Abertay's vice-principal issues warning backed by legal experts.

Abertay Dundee University has warned staff that it could sue them for taking industrial action short of a strike.

Abertay appears to be the first institution to have publicised such a warning. But a legal expert has told The Times Higher that if the action continued beyond 12 weeks, universities could fire staff even if the industrial action was legal.

The Association of University Teachers' Scottish council has condemned a letter from Nicholas Terry, vice-principal of Abertay, as "aggressive and threatening", and the union's Scottish executive is urging Abertay's senior managers to exercise caution.

The letter to Abertay's AUT branch says that action such as a boycott of assessments and exams could leave the university exposed to legal claims from students.

The letter adds that the university has been advised by lawyers that in the event of legal claims, it should bring legal action for breach of contract against the staff involved.

"The university would wish to seek ways of avoiding this, but at the present time it is impossible to exclude legal action as a possibility, depending on the effect of the industrial action on the university and importantly on its students," Professor Terry writes.

Thomas Player, a partner and specialist in industrial relations and labour law at legal firm Eversheds, said that managers would have two options if students were to sue an institution.

"The first is suing individual employees for damages because, in theory, although the trade union is generally immune to proceedings, individual employees are not," he said.

"The second possibility is for a university to consider discipline or dismissal."

Diane Gilhooley, head of education employment at Eversheds, said there was a statutory 12-week protected period during which any decision to dismiss staff would automatically be unfair. The protection from dismissal diminishes if industrial action continues beyond 12 weeks.

After that, an institution might be able to dismiss staff legally if it had taken reasonable steps, including procedural measures, to resolve the dispute with the union.
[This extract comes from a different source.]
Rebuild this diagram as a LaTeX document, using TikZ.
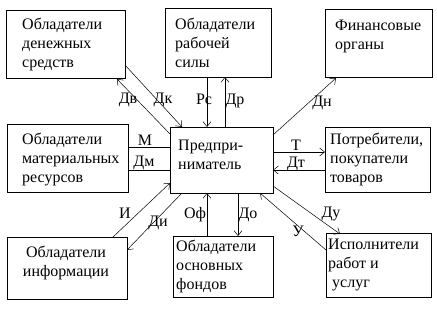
\documentclass[tikz,border=0pt]{standalone}
\usepackage{fontspec}
\setmainfont{Liberation Serif}
\usetikzlibrary{arrows.meta,calc}
\begin{document}
\begin{tikzpicture}[x=1pt,y=-1pt,
  box/.style={draw,line width=0.8pt,rectangle,inner sep=0pt,outer sep=0pt,anchor=north west},
  txt/.style={inner sep=0pt,anchor=north west,align=left,font=\fontsize{16pt}{19pt}\selectfont},
  lbl/.style={inner sep=0pt,anchor=base,font=\fontsize{16pt}{19pt}\selectfont},
  conn/.style={line width=0.5pt},
  arr/.style={line width=0.5pt,-{Straight Barb[length=5pt,width=8pt]}}]
\useasboundingbox (0,0) rectangle (437,311);
% boxes
\node[box,minimum width=119pt,minimum height=68pt] (b1) at (6,10) {};
\node[box,minimum width=106pt,minimum height=69pt] (b2) at (165,8) {};
\node[box,minimum width=107pt,minimum height=68pt] (b3) at (325,9) {};
\node[box,minimum width=121pt,minimum height=68pt] (b4) at (7,124) {};
\node[box,minimum width=103pt,minimum height=66pt] (b5) at (170,127) {};
\node[box,minimum width=105pt,minimum height=65pt] (b6) at (325,127) {};
\node[box,minimum width=120pt,minimum height=62pt] (b7) at (7,237) {};
\node[box,minimum width=100pt,minimum height=61pt] (b8) at (173,236) {};
\node[box,minimum width=105pt,minimum height=64pt] (b9) at (326,233) {};
% texts
\node[txt] (t1) at ($(b1.north west)+(16,8)$) {Обладатели\\денежных\\средств};
\node[txt] (t2) at ($(b2.north west)+(10,10)$) {Обладатели\\рабочей\\силы};
\node[txt] (t3) at ($(b3.north west)+(10,11)$) {Финансовые\\органы};
\node[txt] (t4) at ($(b4.north west)+(15,9)$) {Обладатели\\материальных\\ресурсов};
\node[txt] (t5) at ($(b5.north west)+(8,13)$) {Предпри-\\ниматель};
\node[txt] (t6) at ($(b6.north west)+(5,6)$) {Потребители,\\покупатели\\товаров};
\node[txt,anchor=north,align=center] (t7) at ($(b7.north west)+(59,9)$) {Обладатели\\информации};
\node[txt] (t8) at ($(b8.north west)+(3,4)$) {Обладатели\\основных\\фондов};
\node[txt] (t9) at ($(b9.north west)+(2,6)$) {Исполнители\\работ и\\\hspace*{4pt}услуг};
% connectors
\draw[arr] ($(b5.north west)+(0,7)$) -- ($(b1.south east)+(-8,1)$);
\draw[arr] ($(b1.south east)+(0,-13)$) -- ($(b5.north west)+(12,0)$);
\draw[arr] ($(b2.south west)+(42,0)$) -- ($(b5.north west)+(37,0)$);
\draw[arr] ($(b5.north west)+(55,0)$) -- ($(b2.south west)+(60,0)$);
\draw[arr] ($(b5.north east)+(0,8)$) -- ($(b3.south west)+(11,1)$);
\draw[conn] ($(b4.north east)+(0,23)$) -- ($(b5.north west)+(0,20)$);
\draw[conn] ($(b4.north east)+(0,46)$) -- ($(b5.north west)+(0,43)$);
\draw[arr] ($(b5.north east)+(0,25)$) -- ($(b6.north west)+(0,25)$);
\draw[arr] ($(b6.north west)+(0,43)$) -- ($(b5.north east)+(0,43)$);
\draw[arr] ($(b7.north west)+(106,0)$) -- ($(b5.south west)+(0,-10)$);
\draw[arr] ($(b5.south west)+(12,0)$) -- ($(b7.north east)+(0,13)$);
\draw[arr] ($(b8.north west)+(34,0)$) -- ($(b5.south west)+(37,0)$);
\draw[arr] ($(b5.south west)+(68,0)$) -- ($(b8.north west)+(65,0)$);
\draw[arr] ($(b9.north west)+(0,17)$) -- ($(b5.south east)+(-13,0)$);
\draw[arr] ($(b5.south east)+(0,-7)$) -- ($(b9.north west)+(14,1)$);
% labels
\node[lbl] (lDv) at (128,103) {Дв};
\node[lbl] (lDk) at (163,103) {Дк};
\node[lbl] (lRs) at (204,104) {Рс};
\node[lbl] (lDr) at (235,104) {Др};
\node[lbl] (lDn) at (322,106) {Дн};
\node[lbl] (lM) at (145,145) {М};
\node[lbl] (lDm) at (144,166) {Дм};
\node[lbl] (lT) at (296,150) {Т};
\node[lbl] (lDt) at (296,167) {Дт};
\node[lbl] (lI) at (125,218) {И};
\node[lbl] (lDi) at (158,226) {Ди};
\node[lbl] (lOf) at (195,218) {Оф};
\node[lbl] (lDo) at (248,218) {До};
\node[lbl] (lU) at (298,236) {У};
\node[lbl] (lDu) at (331,217) {Ду};
\end{tikzpicture}
\end{document}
But Mr Player said this was unlikely to happen.

"Dismissing large numbers of academics will be unpalatable, while dismissing selectively will trigger significant litigation risks," he said.

"So, if industrial action begins to bite, it is possible for universities to take action. However, any action against employees would have to be carefully considered in view of the legal protection and inevitable pitfalls," he said.

Abertay is keeping the details of its legal advice confidential.

But a university spokesman said: "Our legal advisers were clear in recommending that we should highlight the vulnerability of the university to legal claims from students, and that damages suffered as a result might be, in law, recoverable by means of legal action against staff deemed to be in breach of their contracts of employment.

"We emphasise that we have not decided what action we should take in response to action short of a strike," he added, "and we are still hopeful that this matter can be resolved through negotiation."